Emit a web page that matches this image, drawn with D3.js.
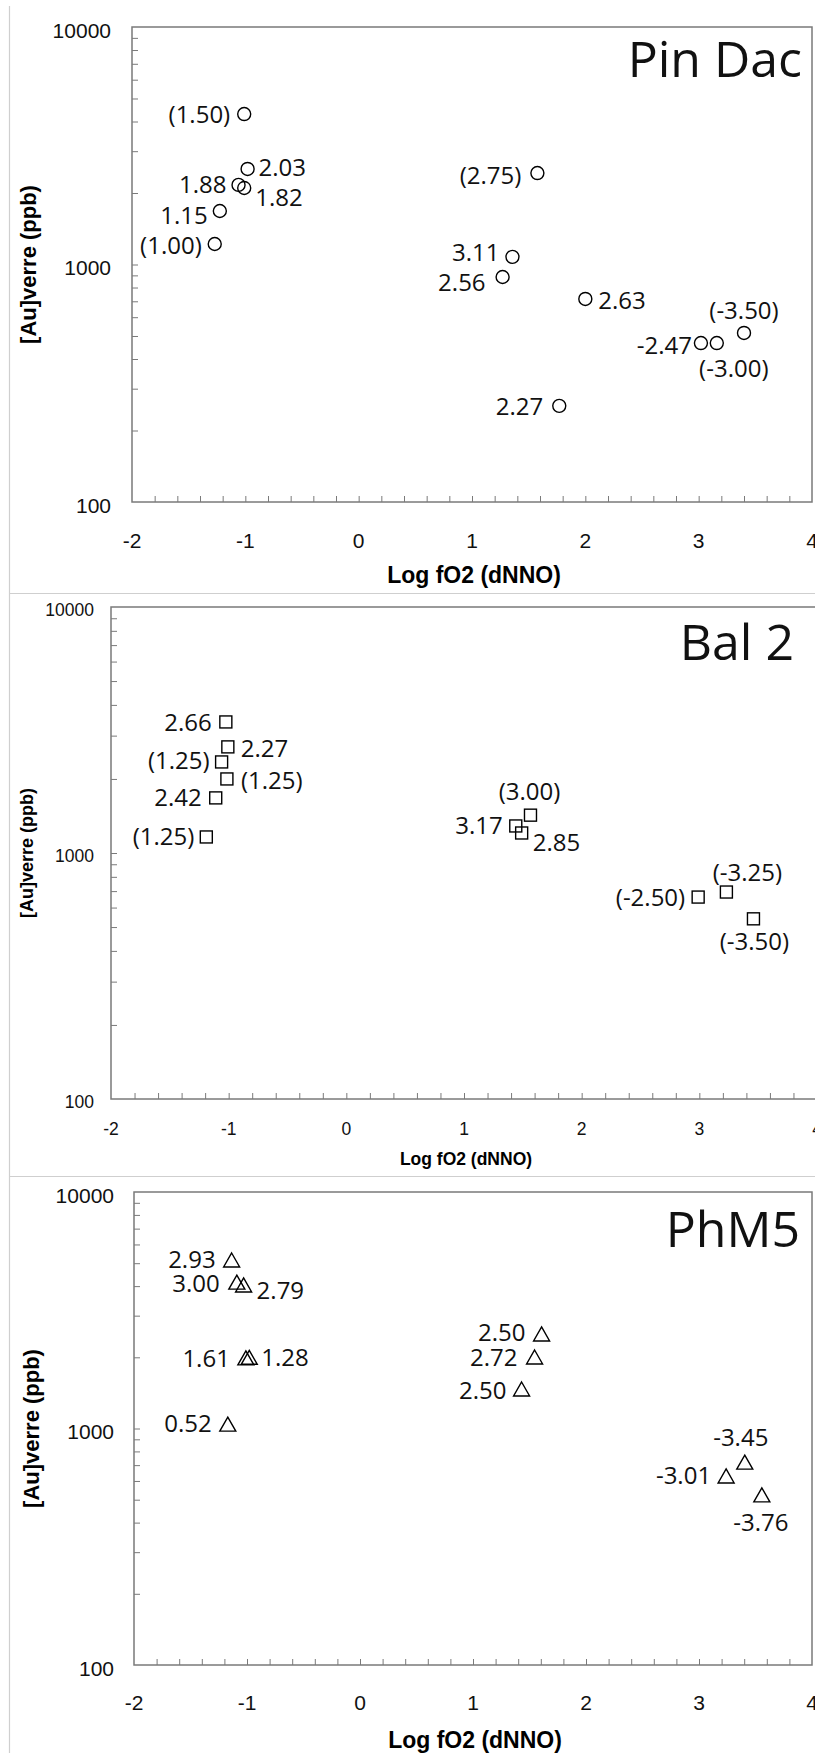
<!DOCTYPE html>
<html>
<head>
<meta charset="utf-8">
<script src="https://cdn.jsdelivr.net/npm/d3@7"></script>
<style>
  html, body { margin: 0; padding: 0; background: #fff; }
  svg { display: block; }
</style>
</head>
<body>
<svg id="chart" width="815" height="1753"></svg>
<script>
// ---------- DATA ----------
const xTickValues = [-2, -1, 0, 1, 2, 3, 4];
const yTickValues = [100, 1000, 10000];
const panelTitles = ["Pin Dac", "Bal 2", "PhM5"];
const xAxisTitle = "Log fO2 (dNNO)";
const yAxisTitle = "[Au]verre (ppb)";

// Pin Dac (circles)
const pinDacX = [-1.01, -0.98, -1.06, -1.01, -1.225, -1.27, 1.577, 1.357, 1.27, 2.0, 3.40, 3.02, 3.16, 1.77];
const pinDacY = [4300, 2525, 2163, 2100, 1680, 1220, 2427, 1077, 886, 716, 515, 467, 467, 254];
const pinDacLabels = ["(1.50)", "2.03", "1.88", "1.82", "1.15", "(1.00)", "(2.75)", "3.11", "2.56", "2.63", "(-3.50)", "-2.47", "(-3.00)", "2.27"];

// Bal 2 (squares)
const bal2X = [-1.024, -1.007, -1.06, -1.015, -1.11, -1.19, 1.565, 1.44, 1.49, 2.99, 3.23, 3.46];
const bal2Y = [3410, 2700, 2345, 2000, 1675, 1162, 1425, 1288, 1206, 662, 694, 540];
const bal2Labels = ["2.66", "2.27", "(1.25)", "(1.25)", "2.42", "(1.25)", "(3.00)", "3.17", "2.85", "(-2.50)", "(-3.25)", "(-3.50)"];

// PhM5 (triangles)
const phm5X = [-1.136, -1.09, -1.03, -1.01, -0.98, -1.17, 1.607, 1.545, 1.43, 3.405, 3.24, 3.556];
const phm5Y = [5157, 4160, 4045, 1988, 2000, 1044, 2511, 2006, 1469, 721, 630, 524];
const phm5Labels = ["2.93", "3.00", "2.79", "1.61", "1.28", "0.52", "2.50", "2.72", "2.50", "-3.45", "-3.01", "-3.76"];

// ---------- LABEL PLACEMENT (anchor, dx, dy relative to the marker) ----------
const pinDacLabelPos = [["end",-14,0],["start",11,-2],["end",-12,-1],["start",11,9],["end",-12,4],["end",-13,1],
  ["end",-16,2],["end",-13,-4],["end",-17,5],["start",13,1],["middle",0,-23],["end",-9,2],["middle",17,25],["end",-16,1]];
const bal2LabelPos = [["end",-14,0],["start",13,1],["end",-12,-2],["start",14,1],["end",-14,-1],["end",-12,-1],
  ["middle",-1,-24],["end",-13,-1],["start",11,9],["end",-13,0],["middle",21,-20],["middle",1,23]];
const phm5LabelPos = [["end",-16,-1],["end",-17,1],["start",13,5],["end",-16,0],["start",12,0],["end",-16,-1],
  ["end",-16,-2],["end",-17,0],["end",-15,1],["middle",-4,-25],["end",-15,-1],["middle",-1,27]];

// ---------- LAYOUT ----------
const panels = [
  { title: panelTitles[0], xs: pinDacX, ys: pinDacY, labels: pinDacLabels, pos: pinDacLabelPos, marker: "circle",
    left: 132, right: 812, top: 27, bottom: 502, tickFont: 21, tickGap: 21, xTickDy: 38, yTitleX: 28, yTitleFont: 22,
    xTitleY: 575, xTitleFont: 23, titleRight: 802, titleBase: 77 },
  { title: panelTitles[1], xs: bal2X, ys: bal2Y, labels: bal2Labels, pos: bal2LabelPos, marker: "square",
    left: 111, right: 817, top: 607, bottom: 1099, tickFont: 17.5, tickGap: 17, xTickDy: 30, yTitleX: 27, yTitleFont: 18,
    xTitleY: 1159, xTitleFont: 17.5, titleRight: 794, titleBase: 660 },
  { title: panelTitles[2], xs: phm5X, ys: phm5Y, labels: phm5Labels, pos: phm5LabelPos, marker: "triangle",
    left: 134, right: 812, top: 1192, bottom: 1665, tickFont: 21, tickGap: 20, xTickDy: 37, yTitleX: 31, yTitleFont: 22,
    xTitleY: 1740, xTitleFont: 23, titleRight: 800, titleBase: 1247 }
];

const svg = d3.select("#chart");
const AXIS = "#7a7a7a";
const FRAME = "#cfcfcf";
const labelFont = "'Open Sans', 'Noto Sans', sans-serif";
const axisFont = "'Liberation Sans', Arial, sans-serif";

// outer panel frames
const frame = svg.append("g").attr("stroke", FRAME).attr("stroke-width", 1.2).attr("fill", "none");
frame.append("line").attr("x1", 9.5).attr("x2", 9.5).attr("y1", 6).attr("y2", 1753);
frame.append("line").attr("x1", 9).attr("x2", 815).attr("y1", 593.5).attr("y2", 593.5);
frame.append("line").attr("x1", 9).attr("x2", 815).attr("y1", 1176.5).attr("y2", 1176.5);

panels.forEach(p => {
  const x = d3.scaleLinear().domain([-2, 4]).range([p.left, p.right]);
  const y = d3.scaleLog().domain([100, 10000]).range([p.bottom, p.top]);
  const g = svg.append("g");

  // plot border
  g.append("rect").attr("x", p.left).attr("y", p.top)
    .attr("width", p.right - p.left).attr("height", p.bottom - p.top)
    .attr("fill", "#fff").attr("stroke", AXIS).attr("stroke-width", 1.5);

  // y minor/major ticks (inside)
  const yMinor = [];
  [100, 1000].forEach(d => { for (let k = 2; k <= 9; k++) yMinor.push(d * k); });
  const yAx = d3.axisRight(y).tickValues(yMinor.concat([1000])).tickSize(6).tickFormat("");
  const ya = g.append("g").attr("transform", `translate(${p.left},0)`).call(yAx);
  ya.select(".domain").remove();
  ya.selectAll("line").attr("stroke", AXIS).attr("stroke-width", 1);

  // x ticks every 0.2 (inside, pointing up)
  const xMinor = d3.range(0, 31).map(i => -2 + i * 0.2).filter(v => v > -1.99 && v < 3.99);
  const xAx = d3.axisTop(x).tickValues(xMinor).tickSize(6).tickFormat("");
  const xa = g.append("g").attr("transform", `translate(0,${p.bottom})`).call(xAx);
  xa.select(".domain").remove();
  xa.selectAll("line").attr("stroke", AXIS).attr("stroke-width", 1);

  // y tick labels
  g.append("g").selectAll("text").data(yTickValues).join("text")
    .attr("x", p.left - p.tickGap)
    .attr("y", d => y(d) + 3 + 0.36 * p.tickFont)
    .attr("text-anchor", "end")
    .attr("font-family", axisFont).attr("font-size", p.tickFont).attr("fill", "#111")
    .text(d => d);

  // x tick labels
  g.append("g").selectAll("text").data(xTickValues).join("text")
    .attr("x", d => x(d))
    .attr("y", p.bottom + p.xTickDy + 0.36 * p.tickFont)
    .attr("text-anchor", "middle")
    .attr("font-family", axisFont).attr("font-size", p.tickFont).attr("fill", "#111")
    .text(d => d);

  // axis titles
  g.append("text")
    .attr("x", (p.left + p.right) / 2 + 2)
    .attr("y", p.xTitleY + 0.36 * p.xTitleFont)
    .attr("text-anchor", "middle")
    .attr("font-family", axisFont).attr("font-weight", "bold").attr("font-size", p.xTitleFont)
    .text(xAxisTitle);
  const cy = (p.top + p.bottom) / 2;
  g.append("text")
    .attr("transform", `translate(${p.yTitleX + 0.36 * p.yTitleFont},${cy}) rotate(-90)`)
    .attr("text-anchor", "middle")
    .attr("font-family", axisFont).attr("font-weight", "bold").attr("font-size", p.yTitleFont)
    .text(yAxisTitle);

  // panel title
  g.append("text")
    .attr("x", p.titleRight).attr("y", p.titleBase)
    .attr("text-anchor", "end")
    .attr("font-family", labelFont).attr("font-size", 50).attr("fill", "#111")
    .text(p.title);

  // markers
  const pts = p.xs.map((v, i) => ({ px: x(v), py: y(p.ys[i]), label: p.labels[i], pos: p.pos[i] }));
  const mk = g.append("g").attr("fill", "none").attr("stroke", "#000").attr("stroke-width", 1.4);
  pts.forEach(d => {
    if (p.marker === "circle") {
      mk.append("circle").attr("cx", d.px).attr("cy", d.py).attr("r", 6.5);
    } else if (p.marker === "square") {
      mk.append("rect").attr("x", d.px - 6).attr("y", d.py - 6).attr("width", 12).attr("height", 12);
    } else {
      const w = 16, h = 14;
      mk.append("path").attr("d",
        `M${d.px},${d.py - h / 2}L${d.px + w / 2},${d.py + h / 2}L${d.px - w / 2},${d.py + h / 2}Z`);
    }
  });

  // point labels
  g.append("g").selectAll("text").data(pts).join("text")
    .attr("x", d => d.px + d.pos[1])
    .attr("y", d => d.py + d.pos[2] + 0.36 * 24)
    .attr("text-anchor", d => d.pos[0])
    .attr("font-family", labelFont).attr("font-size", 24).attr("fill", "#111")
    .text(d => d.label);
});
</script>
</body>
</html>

· · · · · · ·

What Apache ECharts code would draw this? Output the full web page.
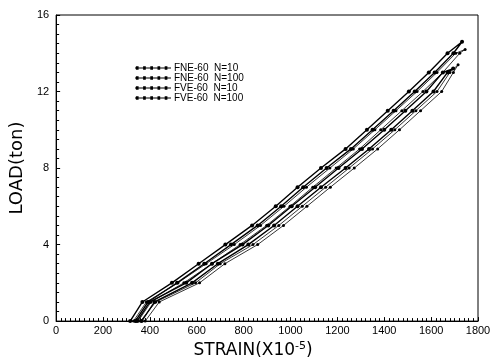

· · · · · · ·

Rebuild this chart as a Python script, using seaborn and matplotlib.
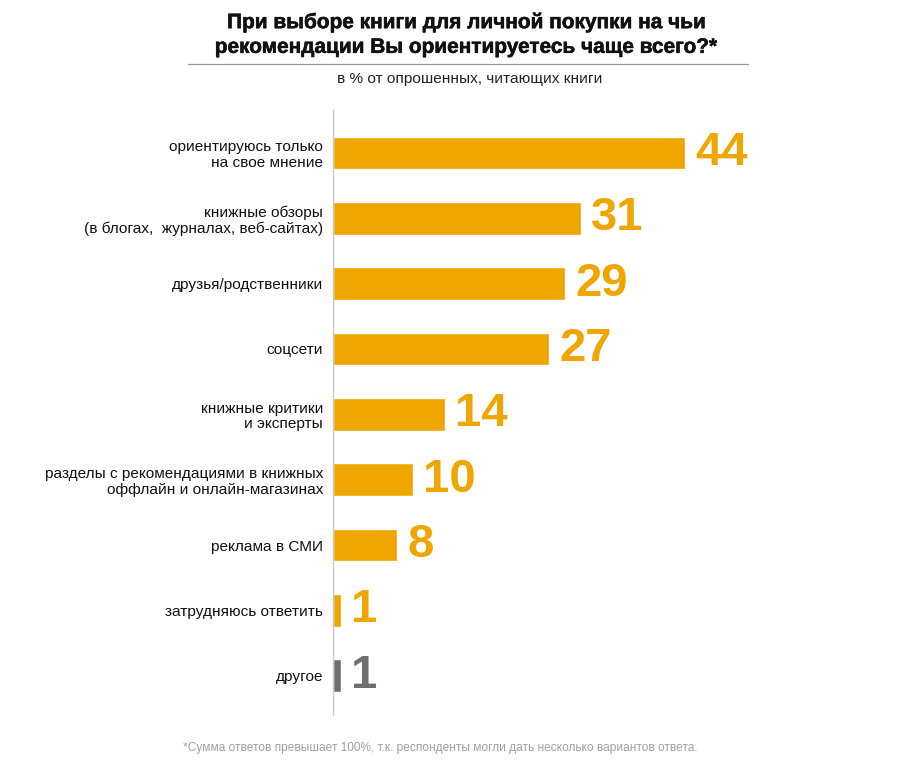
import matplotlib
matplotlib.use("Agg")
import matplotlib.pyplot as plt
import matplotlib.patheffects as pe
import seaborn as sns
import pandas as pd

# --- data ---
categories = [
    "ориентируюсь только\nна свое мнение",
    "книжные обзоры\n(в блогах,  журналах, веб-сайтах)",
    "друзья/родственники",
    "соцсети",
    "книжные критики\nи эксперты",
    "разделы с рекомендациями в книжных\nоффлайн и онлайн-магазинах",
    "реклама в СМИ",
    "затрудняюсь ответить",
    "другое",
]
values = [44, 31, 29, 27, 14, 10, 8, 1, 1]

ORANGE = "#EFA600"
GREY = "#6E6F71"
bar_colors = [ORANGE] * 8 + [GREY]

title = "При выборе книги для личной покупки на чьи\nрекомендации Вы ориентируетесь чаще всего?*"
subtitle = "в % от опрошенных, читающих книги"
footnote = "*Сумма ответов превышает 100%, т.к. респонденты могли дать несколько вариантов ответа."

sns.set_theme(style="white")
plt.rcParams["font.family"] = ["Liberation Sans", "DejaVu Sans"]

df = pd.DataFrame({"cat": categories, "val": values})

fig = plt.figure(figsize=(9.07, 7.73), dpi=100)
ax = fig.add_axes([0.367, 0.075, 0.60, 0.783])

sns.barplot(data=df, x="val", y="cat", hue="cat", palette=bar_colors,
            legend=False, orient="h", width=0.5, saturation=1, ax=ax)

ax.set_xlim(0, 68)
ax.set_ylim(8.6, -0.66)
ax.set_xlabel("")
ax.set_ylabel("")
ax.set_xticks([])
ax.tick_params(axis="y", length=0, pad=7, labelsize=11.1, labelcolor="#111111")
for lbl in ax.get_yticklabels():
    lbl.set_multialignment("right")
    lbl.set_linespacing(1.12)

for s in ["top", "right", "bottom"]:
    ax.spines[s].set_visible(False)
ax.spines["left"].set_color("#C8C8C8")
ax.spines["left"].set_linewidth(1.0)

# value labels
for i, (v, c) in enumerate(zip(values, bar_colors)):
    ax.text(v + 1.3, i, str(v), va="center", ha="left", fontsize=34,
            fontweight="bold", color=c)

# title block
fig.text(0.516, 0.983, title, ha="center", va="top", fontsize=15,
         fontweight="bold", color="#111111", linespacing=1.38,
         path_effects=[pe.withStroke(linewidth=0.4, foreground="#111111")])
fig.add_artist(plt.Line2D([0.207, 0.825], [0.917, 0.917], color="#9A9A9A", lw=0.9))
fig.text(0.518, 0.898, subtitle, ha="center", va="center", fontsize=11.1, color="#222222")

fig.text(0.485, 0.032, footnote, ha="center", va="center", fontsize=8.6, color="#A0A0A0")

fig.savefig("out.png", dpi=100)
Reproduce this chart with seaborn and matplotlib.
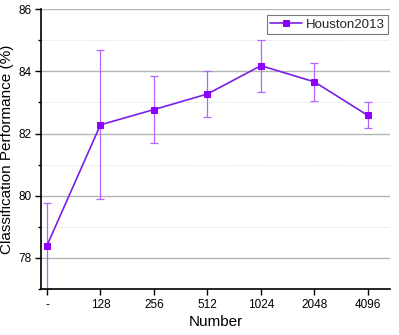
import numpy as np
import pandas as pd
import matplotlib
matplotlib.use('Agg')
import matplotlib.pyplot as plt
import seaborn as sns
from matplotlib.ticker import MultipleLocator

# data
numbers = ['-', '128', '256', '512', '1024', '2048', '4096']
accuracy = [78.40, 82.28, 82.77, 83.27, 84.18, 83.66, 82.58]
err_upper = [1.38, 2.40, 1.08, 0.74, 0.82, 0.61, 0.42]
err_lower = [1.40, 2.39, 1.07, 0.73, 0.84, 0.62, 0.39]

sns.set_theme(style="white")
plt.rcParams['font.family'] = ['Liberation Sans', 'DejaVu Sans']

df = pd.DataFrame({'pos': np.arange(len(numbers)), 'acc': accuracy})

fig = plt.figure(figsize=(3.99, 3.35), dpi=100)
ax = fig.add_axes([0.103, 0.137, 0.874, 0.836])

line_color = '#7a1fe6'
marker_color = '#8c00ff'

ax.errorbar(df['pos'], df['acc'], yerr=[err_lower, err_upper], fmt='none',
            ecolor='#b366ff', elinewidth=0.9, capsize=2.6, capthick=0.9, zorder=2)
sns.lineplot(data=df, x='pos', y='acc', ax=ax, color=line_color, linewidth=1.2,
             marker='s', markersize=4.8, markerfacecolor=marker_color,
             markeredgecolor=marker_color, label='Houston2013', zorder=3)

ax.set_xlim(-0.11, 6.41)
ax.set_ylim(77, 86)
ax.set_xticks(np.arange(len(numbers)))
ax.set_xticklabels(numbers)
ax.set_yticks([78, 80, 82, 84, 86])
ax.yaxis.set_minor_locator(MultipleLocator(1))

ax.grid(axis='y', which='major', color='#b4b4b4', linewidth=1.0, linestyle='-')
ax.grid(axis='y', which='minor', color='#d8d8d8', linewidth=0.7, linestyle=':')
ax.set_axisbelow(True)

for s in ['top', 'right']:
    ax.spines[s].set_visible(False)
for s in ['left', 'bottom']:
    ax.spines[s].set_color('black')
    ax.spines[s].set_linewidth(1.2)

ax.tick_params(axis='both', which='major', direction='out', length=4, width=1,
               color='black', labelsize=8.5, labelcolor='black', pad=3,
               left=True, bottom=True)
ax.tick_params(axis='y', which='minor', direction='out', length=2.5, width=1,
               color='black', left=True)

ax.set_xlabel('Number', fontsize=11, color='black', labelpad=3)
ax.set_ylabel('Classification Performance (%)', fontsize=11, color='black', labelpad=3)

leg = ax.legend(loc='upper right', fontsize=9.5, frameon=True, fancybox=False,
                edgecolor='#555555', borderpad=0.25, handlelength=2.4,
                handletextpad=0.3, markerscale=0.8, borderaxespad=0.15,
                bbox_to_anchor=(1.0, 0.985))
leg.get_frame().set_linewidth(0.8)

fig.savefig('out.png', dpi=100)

· · · · · · ·

WORK TO DO: In the listing above, find the line with "Reproduce this chart" and the line with "marker_color = '#8c00ff'". Set down exactly those lines and everything between them, skipping pictures.

SOLUTION TO THE EXERCISE:
Reproduce this chart with seaborn and matplotlib.
import numpy as np
import pandas as pd
import matplotlib
matplotlib.use('Agg')
import matplotlib.pyplot as plt
import seaborn as sns
from matplotlib.ticker import MultipleLocator

# data
numbers = ['-', '128', '256', '512', '1024', '2048', '4096']
accuracy = [78.40, 82.28, 82.77, 83.27, 84.18, 83.66, 82.58]
err_upper = [1.38, 2.40, 1.08, 0.74, 0.82, 0.61, 0.42]
err_lower = [1.40, 2.39, 1.07, 0.73, 0.84, 0.62, 0.39]

sns.set_theme(style="white")
plt.rcParams['font.family'] = ['Liberation Sans', 'DejaVu Sans']

df = pd.DataFrame({'pos': np.arange(len(numbers)), 'acc': accuracy})

fig = plt.figure(figsize=(3.99, 3.35), dpi=100)
ax = fig.add_axes([0.103, 0.137, 0.874, 0.836])

line_color = '#7a1fe6'
marker_color = '#8c00ff'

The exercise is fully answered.